● **EXERCISE GOAL**: Gather all lines from the material that contain the word "chart".

● **MATERIAL PROVIDED**:
____________

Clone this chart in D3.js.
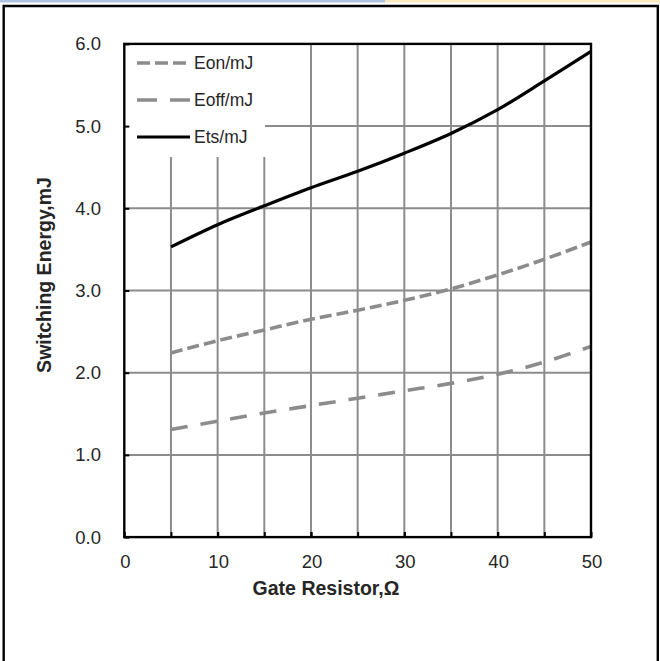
<!DOCTYPE html>
<html>
<head>
<meta charset="utf-8">
<script src="https://cdn.jsdelivr.net/npm/d3@7"></script>
<style>
  html, body { margin: 0; padding: 0; background: #fff; }
  svg { display: block; }
  text { font-family: "Liberation Sans", Arial, sans-serif; fill: #262626; }
</style>
</head>
<body>
<svg id="chart" width="660" height="661"></svg>
<script>
// Gate resistance (ohm) and switching energies (mJ)
const gateResistor = [5, 10, 15, 20, 25, 30, 35, 40, 45, 50];
const eon  = [2.24, 2.39, 2.52, 2.65, 2.76, 2.88, 3.02, 3.19, 3.38, 3.59];
const eoff = [1.31, 1.41, 1.51, 1.60, 1.69, 1.78, 1.87, 1.98, 2.13, 2.32];
const ets  = [3.53, 3.80, 4.03, 4.25, 4.45, 4.67, 4.91, 5.20, 5.55, 5.91];

const xTicks = [0, 10, 20, 30, 40, 50];
const yTicks = [0, 1, 2, 3, 4, 5, 6];
const xGrid = [5, 10, 15, 20, 25, 30, 35, 40, 45];
const yGrid = [1, 2, 3, 4, 5];

const seriesNames = ["Eon/mJ", "Eoff/mJ", "Ets/mJ"];

const svg = d3.select("#chart");

// thin banner strip along the top edge
svg.append("rect").attr("x", 0).attr("y", 0).attr("width", 385).attr("height", 2.5).attr("fill", "#adc3e3");
svg.append("rect").attr("x", 385).attr("y", 0).attr("width", 275).attr("height", 2.5).attr("fill", "#fde9bd");

// outer frame (open at the bottom)
svg.append("path")
  .attr("d", "M3.7,661 V6 H657.8 V661")
  .attr("fill", "none").attr("stroke", "#000").attr("stroke-width", 2.4);

const plot = { left: 124.3, right: 591, top: 43.9, bottom: 537.1 };

const x = d3.scaleLinear().domain([0, 50]).range([plot.left, plot.right]);
const y = d3.scaleLinear().domain([0, 6]).range([plot.bottom, plot.top]);

// legend box area (grid is hidden behind it)
const legendBox = { x0: plot.left, x1: 265, y0: plot.top, y1: 157 };

const grid = svg.append("g").attr("stroke", "#8c8c8c").attr("stroke-width", 2);
grid.selectAll("line.v").data(xGrid).join("line")
  .attr("class", "v")
  .attr("x1", d => x(d)).attr("x2", d => x(d))
  .attr("y1", plot.bottom)
  .attr("y2", d => x(d) < legendBox.x1 ? legendBox.y1 : plot.top);
grid.selectAll("line.h").data(yGrid).join("line")
  .attr("class", "h")
  .attr("y1", d => y(d)).attr("y2", d => y(d))
  .attr("x1", d => y(d) < legendBox.y1 ? legendBox.x1 : plot.left)
  .attr("x2", plot.right);

// series lines
const line = d3.line()
  .x((d, i) => x(gateResistor[i]))
  .y(d => y(d))
  .curve(d3.curveCatmullRom.alpha(0.5));

svg.append("path").datum(eon).attr("d", line)
  .attr("fill", "none").attr("stroke", "#8c8c8c").attr("stroke-width", 3.6)
  .attr("stroke-dasharray", "12,5");
svg.append("path").datum(eoff).attr("d", line)
  .attr("fill", "none").attr("stroke", "#8c8c8c").attr("stroke-width", 3.6)
  .attr("stroke-dasharray", "17,13");
svg.append("path").datum(ets).attr("d", line)
  .attr("fill", "none").attr("stroke", "#000").attr("stroke-width", 3.2);

// axes with inward ticks
const xAxis = d3.axisBottom(x).tickValues(xTicks.concat(xGrid)).tickSize(-5).tickFormat("");
const yAxis = d3.axisLeft(y).tickValues(yTicks).tickSize(-5).tickFormat("");

svg.append("g").attr("transform", `translate(0,${plot.bottom})`).call(xAxis)
  .call(g => g.select(".domain").remove())
  .call(g => g.selectAll("line").attr("stroke", "#000").attr("stroke-width", 2));
svg.append("g").attr("transform", `translate(${plot.left},0)`).call(yAxis)
  .call(g => g.select(".domain").remove())
  .call(g => g.selectAll("line").attr("stroke", "#000").attr("stroke-width", 2));

// plot border
svg.append("rect")
  .attr("x", plot.left).attr("y", plot.top)
  .attr("width", plot.right - plot.left).attr("height", plot.bottom - plot.top)
  .attr("fill", "none").attr("stroke", "#000").attr("stroke-width", 2.4);

// tick labels
svg.append("g").selectAll("text").data(xTicks).join("text")
  .attr("x", d => x(d) + 1).attr("y", 568)
  .attr("text-anchor", "middle").attr("font-size", 18.5)
  .text(d => d);
svg.append("g").selectAll("text").data(yTicks).join("text")
  .attr("x", 101).attr("y", d => y(d)).attr("dy", "0.35em")
  .attr("text-anchor", "end").attr("font-size", 18.5)
  .text(d => d.toFixed(1));

// axis titles
svg.append("text")
  .attr("x", 326).attr("y", 595)
  .attr("text-anchor", "middle").attr("font-size", 19.5).attr("font-weight", "bold")
  .attr("fill", "#000")
  .text("Gate Resistor,Ω");
svg.append("text")
  .attr("transform", "translate(51,275) rotate(-90)")
  .attr("text-anchor", "middle").attr("font-size", 19.5).attr("font-weight", "bold")
  .attr("fill", "#000")
  .text("Switching Energy,mJ");

// legend
const legendRows = [
  { name: seriesNames[0], y: 63,  stroke: "#8c8c8c", dash: "13,5",  len: 49, w: 3.6 },
  { name: seriesNames[1], y: 100, stroke: "#8c8c8c", dash: "20,13", len: 53, w: 3.6 },
  { name: seriesNames[2], y: 137, stroke: "#000",    dash: null,    len: 53, w: 3.2 }
];
const legend = svg.append("g");
legendRows.forEach(r => {
  legend.append("line")
    .attr("x1", 137).attr("x2", 137 + r.len)
    .attr("y1", r.y).attr("y2", r.y)
    .attr("stroke", r.stroke).attr("stroke-width", r.w)
    .attr("stroke-dasharray", r.dash);
  legend.append("text")
    .attr("x", 194).attr("y", r.y).attr("dy", "0.35em")
    .attr("font-size", 17.5)
    .text(r.name);
});
</script>
</body>
</html>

____________

● **ANSWER TO THIS PROBLEM**:
Clone this chart in D3.js.
<svg id="chart" width="660" height="661"></svg>
const svg = d3.select("#chart");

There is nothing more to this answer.